Dr. Rosenberg says "the possible protective genetic effect seen in those people with a higher percentage of Cherokee heritage is separate from, but may be analogous to, the protective effect of the good type of ApoE, which may delay the onset of the disease in Caucasians. Our results indicate the presence of a gene, or genes, separate from other identified risk factors, that is protective or preventive for Alzheimer's in this Native American population." Dr. Rosenberg also speculates, based on DNA evidence, that there may be a connection between lower incidence of Alzheimer s in Chinese men and Cherokee Indians.
Dr. Creighton Phelps, head of the ADCs program for the NIA, says, "In other studies, we're looking at lower rates of Alzheimer's disease in Japanese, Chinese, Cree Indians, and other peoples, compared to Caucasians. These recent findings make it likely that several different genes, as well as environmental factors, influence the development of Alzheimer's disease in different ethnic groups. We have to keep puzzling through these interesting leads until we find the additional factors that contribute to the development of Alzheimer's disease.

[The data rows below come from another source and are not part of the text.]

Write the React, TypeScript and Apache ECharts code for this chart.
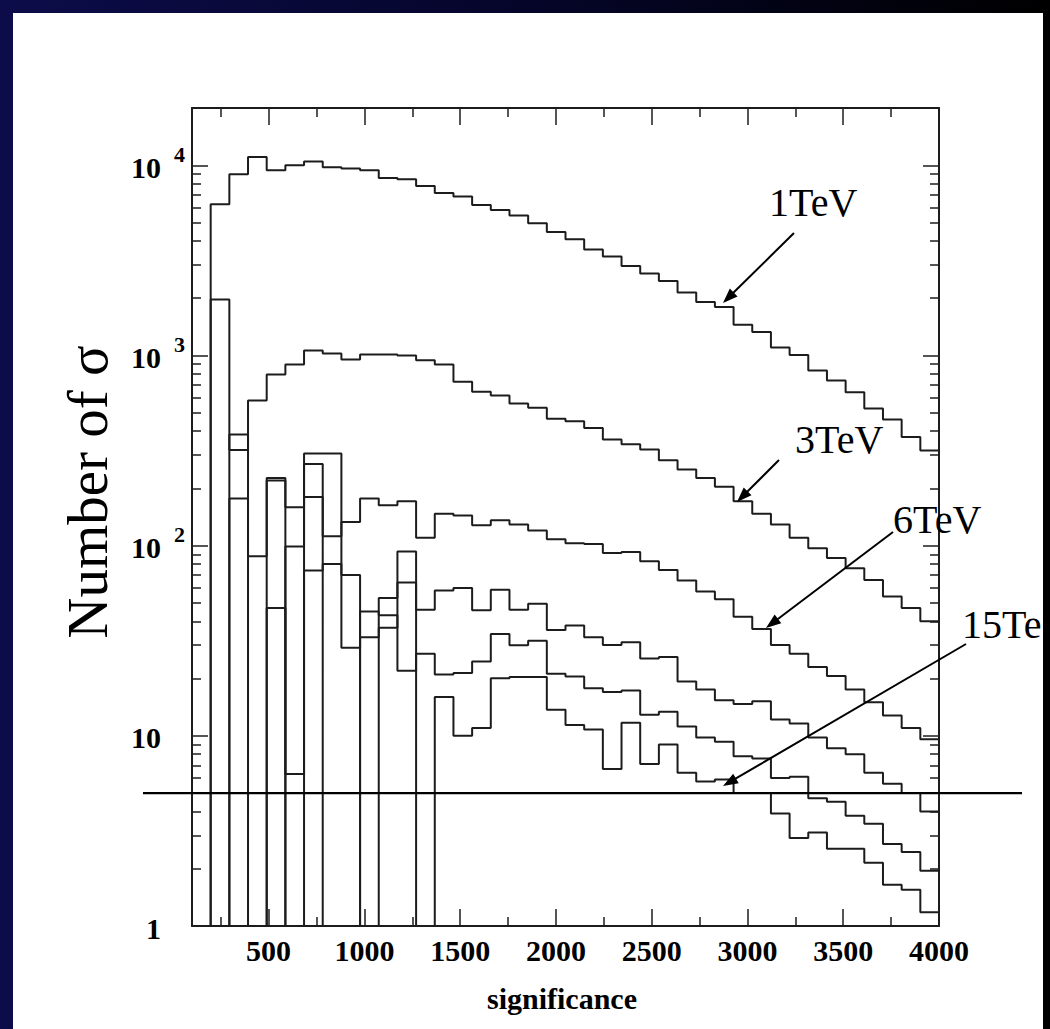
import React, { useEffect, useRef } from "react";
import * as echarts from "echarts";

// ---------- axes ----------
const X_MIN = 100;
const X_MAX = 4000;
const BIN_WIDTH = 97.5; // 40 bins between X_MIN and X_MAX
const Y_MIN = 1;
const Y_MAX = 20000;
const THRESHOLD = 5; // horizontal 5-sigma line

const X_MAJOR_TICKS = [500, 1000, 1500, 2000, 2500, 3000, 3500, 4000];
const X_MINOR_TICKS = [250, 750, 1250, 1750, 2250, 2750, 3250, 3750];
const Y_MAJOR_TICKS = [1, 10, 100, 1000, 10000];
const Y_MINOR_TICKS = [
  2, 3, 4, 5, 6, 7, 8, 9,
  20, 30, 40, 50, 60, 70, 80, 90,
  200, 300, 400, 500, 600, 700, 800, 900,
  2000, 3000, 4000, 5000, 6000, 7000, 8000, 9000,
];
const Y_TICK_LABELS = [
  { value: 1, base: "1", exp: "" },
  { value: 10, base: "10", exp: "" },
  { value: 100, base: "10", exp: "2" },
  { value: 1000, base: "10", exp: "3" },
  { value: 10000, base: "10", exp: "4" },
];

// ---------- histogram contents, bins 0..39 (0 = empty bin) ----------
const TEV_1 = [
  0, 6230, 8970, 11060, 9410, 10000, 10450, 9760, 9610, 9410,
  8580, 8440, 7780, 7150, 6840, 6180, 5820, 5450, 4950, 4460,
  4080, 3610, 3310, 2950, 2700, 2460, 2140, 1910, 1800, 1450,
  1330, 1100, 1004, 834, 739, 641, 526, 460, 373, 316,
];
const TEV_3 = [
  0, 1970, 318, 580, 794, 897, 1063, 1025, 953, 1012,
  1012, 1000, 942, 897, 727, 644, 615, 559, 531, 464,
  451, 416, 361, 341, 320, 281, 251, 227, 204, 171,
  147, 129, 110, 97, 86, 76, 66, 54, 47, 40,
];
const TEV_6 = [
  0, 0, 177, 0, 220, 6.3, 269, 112, 133, 177,
  163, 171, 110, 147, 144, 128, 136, 129, 120, 108,
  103, 102, 91.5, 92.6, 82.7, 74.5, 65.5, 57.3, 52.3, 42.3,
  36.4, 30, 27, 23, 20.6, 17.5, 15, 12.8, 11, 9.6,
];
const CURVE_4 = [
  0, 0, 384, 88, 227, 159, 305, 305, 70, 0,
  53, 93, 46, 58, 59.9, 45.7, 58.7, 46, 49.5, 36,
  38, 33, 30, 31, 25.5, 26, 19.3, 17.5, 15.4, 14.7,
  15.2, 12.2, 11.6, 9.8, 8.6, 8.0, 6.4, 5.6, 5.0, 4.0,
];
const CURVE_5 = [
  0, 0, 0, 0, 47, 0, 74, 80, 29, 45,
  43, 22, 27, 21, 21.4, 24.6, 34.3, 29.9, 31.6, 21.2,
  20.5, 17.8, 17.0, 17.3, 12.9, 13.4, 11.2, 9.8, 9.3, 7.8,
  7.6, 6.0, 6.1, 4.7, 4.5, 3.8, 3.45, 2.7, 2.45, 1.95,
];
const TEV_15 = [
  0, 0, 0, 0, 0, 99, 180, 0, 0, 33,
  37, 64, 0, 16, 10, 11, 20.1, 20.4, 20.4, 13.7,
  11.4, 10.8, 6.7, 11.7, 7.1, 9.0, 6.4, 5.75, 5.9, 5.0,
  5.0, 3.9, 2.9, 3.1, 2.55, 2.55, 2.15, 1.65, 1.55, 1.18,
];

const CURVES = [
  { name: "1TeV", values: TEV_1 },
  { name: "3TeV", values: TEV_3 },
  { name: "6TeV", values: TEV_6 },
  { name: "curve 4", values: CURVE_4 },
  { name: "curve 5", values: CURVE_5 },
  { name: "15TeV", values: TEV_15 },
];

// ---------- annotations (page pixels); the last label is shown as far as the slide edge lets it ----------
const ANNOTATIONS = [
  { text: "1TeV", x: 769, baseline: 216, from: [794, 233], to: [723, 303] },
  { text: "3TeV", x: 795, baseline: 453, from: [779, 460], to: [737, 502] },
  { text: "6TeV", x: 893, baseline: 533, from: [893, 532], to: [766, 628] },
  { text: "15Te", x: 962, baseline: 638, from: [966, 644], to: [723, 786] },
];

const SERIF = "'Liberation Serif', 'Times New Roman', Times, serif";
const INK = "#1c1c1c";
const OFF_SCALE = 0.01; // stand-in for an empty bin on the log axis (drawn below the frame, clipped)

function histogram(values: number[]): [number, number][] {
  const pts: [number, number][] = [];
  values.forEach((v, i) => {
    const left = X_MIN + i * BIN_WIDTH;
    const right = left + BIN_WIDTH;
    const y = v > 0 ? v : OFF_SCALE;
    pts.push([left, y], [right, y]);
  });
  return pts;
}

const axisLineStyle = { color: INK, width: 2 };
const tickStyle = { color: INK, width: 1.5 };

function makeXAxis(position: string, ticks: number[], length: number, line: boolean, labels: boolean) {
  return {
    type: "value",
    position,
    min: X_MIN,
    max: X_MAX,
    silent: true,
    axisLine: { show: line, onZero: false, lineStyle: axisLineStyle },
    axisTick: { show: true, inside: true, length, customValues: ticks, lineStyle: tickStyle },
    axisLabel: labels
      ? {
          show: true,
          customValues: ticks,
          margin: 9,
          color: "#000",
          fontFamily: SERIF,
          fontWeight: "bold",
          fontSize: 30,
          formatter: (v: number) => String(v),
        }
      : { show: false },
    splitLine: { show: false },
    minorTick: { show: false },
    minorSplitLine: { show: false },
  };
}

function makeYAxis(position: string, ticks: number[], length: number, line: boolean) {
  return {
    type: "log",
    logBase: 10,
    position,
    min: Y_MIN,
    max: Y_MAX,
    silent: true,
    axisLine: { show: line, onZero: false, lineStyle: axisLineStyle },
    axisTick: { show: true, inside: true, length, customValues: ticks, lineStyle: tickStyle },
    axisLabel: { show: false },
    splitLine: { show: false },
    minorTick: { show: false },
    minorSplitLine: { show: false },
  };
}

function buildOption() {
  return {
    animation: false,
    backgroundColor: "transparent",
    grid: { left: 192, right: 111, top: 108, bottom: 103, outerBoundsMode: "none", containLabel: false },
    xAxis: [
      makeXAxis("bottom", X_MAJOR_TICKS, 17, true, true),
      makeXAxis("bottom", X_MINOR_TICKS, 9, false, false),
      makeXAxis("top", X_MAJOR_TICKS, 17, true, false),
      makeXAxis("top", X_MINOR_TICKS, 9, false, false),
    ],
    yAxis: [
      makeYAxis("left", Y_MAJOR_TICKS, 16, true),
      makeYAxis("left", Y_MINOR_TICKS, 9, false),
      makeYAxis("right", Y_MAJOR_TICKS, 16, true),
      makeYAxis("right", Y_MINOR_TICKS, 9, false),
    ],
    series: CURVES.map((c) => ({
      type: "line",
      name: c.name,
      xAxisIndex: 0,
      yAxisIndex: 0,
      data: histogram(c.values),
      symbol: "none",
      showSymbol: false,
      clip: true,
      silent: true,
      lineStyle: { color: INK, width: 2 },
      z: 3,
    })),
  };
}

function buildGraphics(chart: any) {
  const toPx = (x: number, y: number) => chart.convertToPixel({ seriesIndex: 0 }, [x, y]) as number[];
  const els: any[] = [];
  const axisX = toPx(X_MIN, Y_MIN)[0];

  // y tick labels: 1, 10, 10^2, 10^3, 10^4
  Y_TICK_LABELS.forEach((l) => {
    const y = toPx(X_MIN, l.value)[1];
    els.push({
      type: "text",
      x: axisX - 31,
      y: y + 2,
      z: 10,
      silent: true,
      style: {
        text: l.base,
        fill: "#000",
        fontFamily: SERIF,
        fontWeight: "bold",
        fontSize: 30,
        textAlign: "right",
        textVerticalAlign: "middle",
      },
    });
    if (l.exp) {
      els.push({
        type: "text",
        x: axisX - 18,
        y: y - 11,
        z: 10,
        silent: true,
        style: {
          text: l.exp,
          fill: "#000",
          fontFamily: SERIF,
          fontWeight: "bold",
          fontSize: 22,
          textAlign: "left",
          textVerticalAlign: "middle",
        },
      });
    }
  });

  // axis titles
  els.push({
    type: "text",
    x: 87,
    y: 492,
    rotation: Math.PI / 2,
    z: 10,
    silent: true,
    style: {
      text: "Number of σ",
      fill: "#000",
      fontFamily: SERIF,
      fontSize: 57,
      textAlign: "center",
      textVerticalAlign: "middle",
    },
  });
  els.push({
    type: "text",
    x: 562,
    y: 998,
    z: 10,
    silent: true,
    style: {
      text: "significance",
      fill: "#000",
      fontFamily: SERIF,
      fontWeight: "bold",
      fontSize: 30,
      textAlign: "center",
      textVerticalAlign: "middle",
    },
  });

  // 5 sigma threshold line
  const yT = toPx(X_MIN, THRESHOLD)[1];
  els.push({
    type: "line",
    z: 10,
    silent: true,
    shape: { x1: 143, y1: yT, x2: 1022, y2: yT },
    style: { stroke: "#000", lineWidth: 2.2 },
  });

  // energy labels with arrows
  ANNOTATIONS.forEach((a) => {
    els.push({
      type: "text",
      x: a.x,
      y: a.baseline - 13.5,
      z: 10,
      silent: true,
      style: {
        text: a.text,
        fill: "#000",
        fontFamily: SERIF,
        fontSize: 40,
        textAlign: "left",
        textVerticalAlign: "middle",
      },
    });
    const [x1, y1] = a.from;
    const [x2, y2] = a.to;
    const dx = x2 - x1;
    const dy = y2 - y1;
    const len = Math.sqrt(dx * dx + dy * dy);
    const ux = dx / len;
    const uy = dy / len;
    const headL = 15;
    const headW = 5.5;
    const bx = x2 - ux * headL;
    const by = y2 - uy * headL;
    els.push({
      type: "line",
      z: 10,
      silent: true,
      shape: { x1, y1, x2: bx + ux * 3, y2: by + uy * 3 },
      style: { stroke: "#000", lineWidth: 2 },
    });
    els.push({
      type: "polygon",
      z: 10,
      silent: true,
      shape: {
        points: [
          [x2, y2],
          [bx - uy * headW, by + ux * headW],
          [bx + uy * headW, by - ux * headW],
        ],
      },
      style: { fill: "#000" },
    });
  });

  return els;
}

export default function App() {
  const ref = useRef<HTMLDivElement>(null);

  useEffect(() => {
    if (!ref.current) return;
    const chart = echarts.init(ref.current, undefined, { renderer: "svg" });
    chart.setOption(buildOption() as any);
    chart.setOption({ graphic: { elements: buildGraphics(chart) } } as any);
    return () => {
      chart.dispose();
    };
  }, []);

  return (
    <div
      style={{
        position: "fixed",
        left: 0,
        top: 0,
        width: 1050,
        height: 1029,
        background: "linear-gradient(to right, #0c0c4a 0%, #05052a 50%, #000000 100%)",
      }}
    >
      <div
        style={{
          position: "absolute",
          left: 13,
          top: 13,
          width: 1030,
          height: 1016,
          background: "#ffffff",
          overflow: "hidden",
        }}
      >
        <div ref={ref} style={{ position: "absolute", left: -13, top: -13, width: 1050, height: 1029 }} />
      </div>
    </div>
  );
}
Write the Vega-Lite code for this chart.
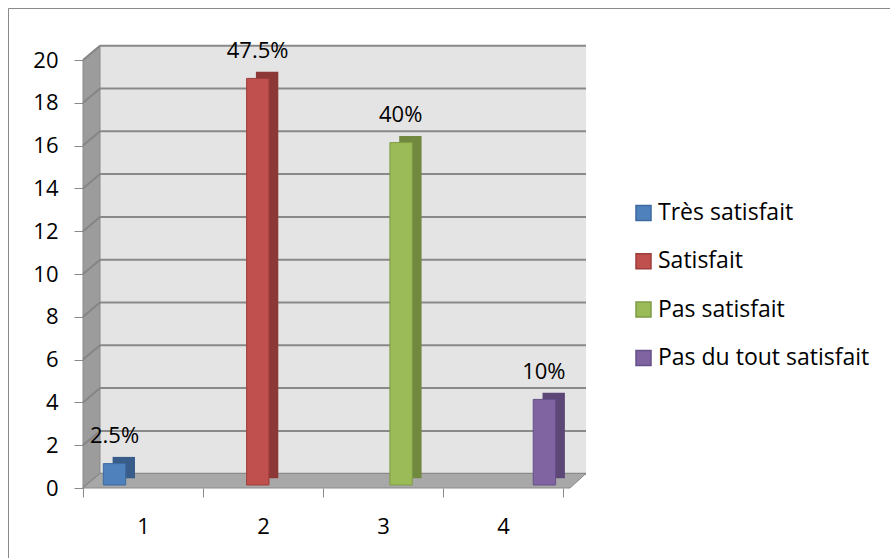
{
  "$schema": "https://vega.github.io/schema/vega-lite/v6.json",
  "width": 882,
  "height": 550,
  "autosize": "none",
  "padding": {"left": 8, "top": 8, "right": 0, "bottom": 0},
  "background": "white",
  "config": {
    "font": "Open Sans",
    "view": {"stroke": "#8a8a8a", "strokeWidth": 1, "strokeDash": [882, 1432, 550]},
    "axis": {"labelFont": "Open Sans", "labelColor": "#000000", "titleColor": "#000000"},
    "legend": {"labelFont": "Open Sans", "labelColor": "#000000"}
  },
  "datasets": {
    "responses": [
      {"cat": "1", "series": "Très satisfait", "value": 1, "label": "2.5%"},
      {"cat": "2", "series": "Satisfait", "value": 19, "label": "47.5%"},
      {"cat": "3", "series": "Pas satisfait", "value": 16, "label": "40%"},
      {"cat": "4", "series": "Pas du tout satisfait", "value": 4, "label": "10%"}
    ],
    "gridValues": [
      {"v": 0}, {"v": 2}, {"v": 4}, {"v": 6}, {"v": 8}, {"v": 10},
      {"v": 12}, {"v": 14}, {"v": 16}, {"v": 18}, {"v": 20}
    ]
  },
  "data": {"name": "responses"},
  "layer": [
    {
      "description": "back wall of the 3-D plot box, carrying the value axis",
      "data": {"values": [{}]},
      "mark": {"type": "rect", "fill": "#e4e4e4", "xOffset": 17, "x2Offset": 23, "yOffset": -14.3, "y2Offset": -14.5},
      "encoding": {
        "x": {"datum": 0, "type": "quantitative", "scale": {"domain": [0, 4], "range": [75, 555]}, "axis": null},
        "x2": {"datum": 4},
        "y": {
          "datum": 20, "type": "quantitative",
          "scale": {"domain": [0, 20], "range": [480, 52], "nice": false},
          "axis": {"orient": "left", "offset": -75, "title": null, "domain": false, "grid": false, "values": [0, 2, 4, 6, 8, 10, 12, 14, 16, 18, 20], "tickSize": 9, "tickColor": "#8a8a8a", "labelFontSize": 22, "labelPadding": 16, "zindex": 2}
        },
        "y2": {"datum": 0}
      }
    },
    {
      "description": "gridlines on the back wall",
      "data": {"name": "gridValues"},
      "mark": {"type": "rule", "stroke": "#898989", "strokeWidth": 2, "xOffset": 17, "x2Offset": 23, "yOffset": -14.3, "y2Offset": -14.3},
      "encoding": {
        "x": {"datum": 0, "type": "quantitative", "scale": {"domain": [0, 4], "range": [75, 555]}, "axis": null},
        "x2": {"datum": 4},
        "y": {"field": "v", "type": "quantitative"},
        "y2": {"field": "v"}
      }
    },
    {
      "description": "left side wall",
      "data": {"values": [{}]},
      "mark": {"type": "point", "shape": "M0,0L0,-428L17,-442.3L17,-14.5Z", "size": 4, "filled": true, "opacity": 1, "fill": "#9c9c9c", "stroke": "#8a8a8a", "strokeWidth": 1},
      "encoding": {
        "x": {"datum": 0, "type": "quantitative", "scale": {"domain": [0, 4], "range": [75, 555]}, "axis": null},
        "y": {"datum": 0, "type": "quantitative"}
      }
    },
    {
      "description": "gridlines running across the side wall",
      "data": {"name": "gridValues"},
      "mark": {"type": "rule", "stroke": "#858585", "strokeWidth": 2, "x2Offset": 17, "y2Offset": -14.3},
      "encoding": {
        "x": {"datum": 0, "type": "quantitative", "scale": {"domain": [0, 4], "range": [75, 555]}, "axis": null},
        "x2": {"datum": 0},
        "y": {"field": "v", "type": "quantitative"},
        "y2": {"field": "v"}
      }
    },
    {
      "description": "floor",
      "data": {"values": [{}]},
      "mark": {"type": "point", "shape": "M0,0L487,0L503,-14.5L17,-14.5Z", "size": 4, "filled": true, "opacity": 1, "fill": "#a8a8a8", "stroke": "#8a8a8a", "strokeWidth": 1},
      "encoding": {
        "x": {"datum": 0, "type": "quantitative", "scale": {"domain": [0, 4], "range": [75, 555]}, "axis": null},
        "y": {"datum": 0, "type": "quantitative"}
      }
    },
    {
      "description": "shaded top and side of each column",
      "mark": {"type": "bar", "yOffset": -9.7, "y2Offset": -9.7},
      "encoding": {
        "x": {"field": "cat", "type": "nominal", "scale": {"range": [75, 555], "paddingInner": 0, "paddingOuter": 0}, "axis": null},
        "xOffset": {"field": "series", "type": "nominal", "scale": {"domain": ["Très satisfait", "Satisfait", "Pas satisfait", "Pas du tout satisfait"], "range": [29.6, 121.9], "paddingInner": 0.04, "paddingOuter": 0}},
        "y": {"field": "value", "type": "quantitative"},
        "color": {"field": "series", "type": "nominal", "scale": {"domain": ["Satisfait", "Très satisfait", "Pas satisfait", "Pas du tout satisfait"], "range": ["#8c3836", "#385d8a", "#71893f", "#5c4776"]}, "legend": null}
      }
    },
    {
      "description": "front face of each column, with the category axis and legend",
      "mark": {"type": "bar", "strokeWidth": 1, "yOffset": -3, "y2Offset": -3},
      "encoding": {
        "x": {
          "field": "cat", "type": "nominal",
          "scale": {"range": [75, 555], "paddingInner": 0, "paddingOuter": 0},
          "axis": {"orient": "bottom", "offset": -70, "title": null, "domain": false, "grid": false, "labelAngle": 0, "tickBand": "extent", "tickSize": 9, "tickColor": "#8a8a8a", "labelFontSize": 22, "labelPadding": 19}
        },
        "xOffset": {"field": "series", "type": "nominal", "scale": {"domain": ["Très satisfait", "Satisfait", "Pas satisfait", "Pas du tout satisfait"], "range": [20.3, 112.6], "paddingInner": 0.04, "paddingOuter": 0}},
        "y": {"field": "value", "type": "quantitative"},
        "fill": {
          "field": "series", "type": "nominal",
          "scale": {"domain": ["Très satisfait", "Satisfait", "Pas satisfait", "Pas du tout satisfait"], "range": ["#4f81bd", "#c0504d", "#9bbb59", "#8064a2"]},
          "legend": {"orient": "none", "legendX": 624, "legendY": 193.5, "title": null, "symbolType": "square", "symbolSize": 225, "symbolStrokeWidth": 1.5, "labelFontSize": 23, "labelLimit": 400, "rowPadding": 24.3, "labelOffset": 3, "padding": 0, "zindex": 2}
        },
        "stroke": {
          "field": "series", "type": "nominal",
          "scale": {"domain": ["Très satisfait", "Satisfait", "Pas satisfait", "Pas du tout satisfait"], "range": ["#3d6a9f", "#9c3e3b", "#7f9c45", "#65508a"]},
          "legend": {"orient": "none", "legendX": 624, "legendY": 193.5, "title": null, "symbolType": "square", "symbolSize": 225, "symbolStrokeWidth": 1.5, "labelFontSize": 23, "labelLimit": 400, "rowPadding": 24.3, "labelOffset": 3, "padding": 0, "zindex": 2}
        }
      }
    },
    {
      "description": "percentage labels above the columns",
      "mark": {"type": "text", "fontSize": 22, "align": "center", "baseline": "alphabetic", "yOffset": -23.4, "color": "#000000"},
      "encoding": {
        "x": {"field": "cat", "type": "nominal", "scale": {"range": [75, 555], "paddingInner": 0, "paddingOuter": 0}, "axis": null},
        "xOffset": {"field": "series", "type": "nominal", "scale": {"type": "point", "domain": ["Très satisfait", "Satisfait", "Pas satisfait", "Pas du tout satisfait"], "range": [31.5, 100.8], "padding": 0}},
        "y": {"field": "value", "type": "quantitative"},
        "text": {"field": "label"}
      }
    }
  ],
  "resolve": {"scale": {"x": "independent", "xOffset": "independent"}}
}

This scientific communication was accomplished thanks to a close formal collaboration between the authors; Dr. David Kingfisher, Executive Director, Health Services Division, the Cherokee Nation; and physicians working with the Cherokee Nation. Collaborating research centers include St. John Medical Center and University of Oklahoma College of Medicine, Tulsa; Health Sciences Division-The Cherokee Nation; H.A. Chapman Institute of Medical Genetics, Tulsa; and University of Washington Medical Center and Gerontology Service, Veterans Affairs Puget Sound Health Care System, Seattle.
The National Institute on Aging is the major Federal funding agency for Alzheimer's disease research, and leads the Federal effort supporting basic, clinical, epidemiological, and social research on aging and the special needs of older people.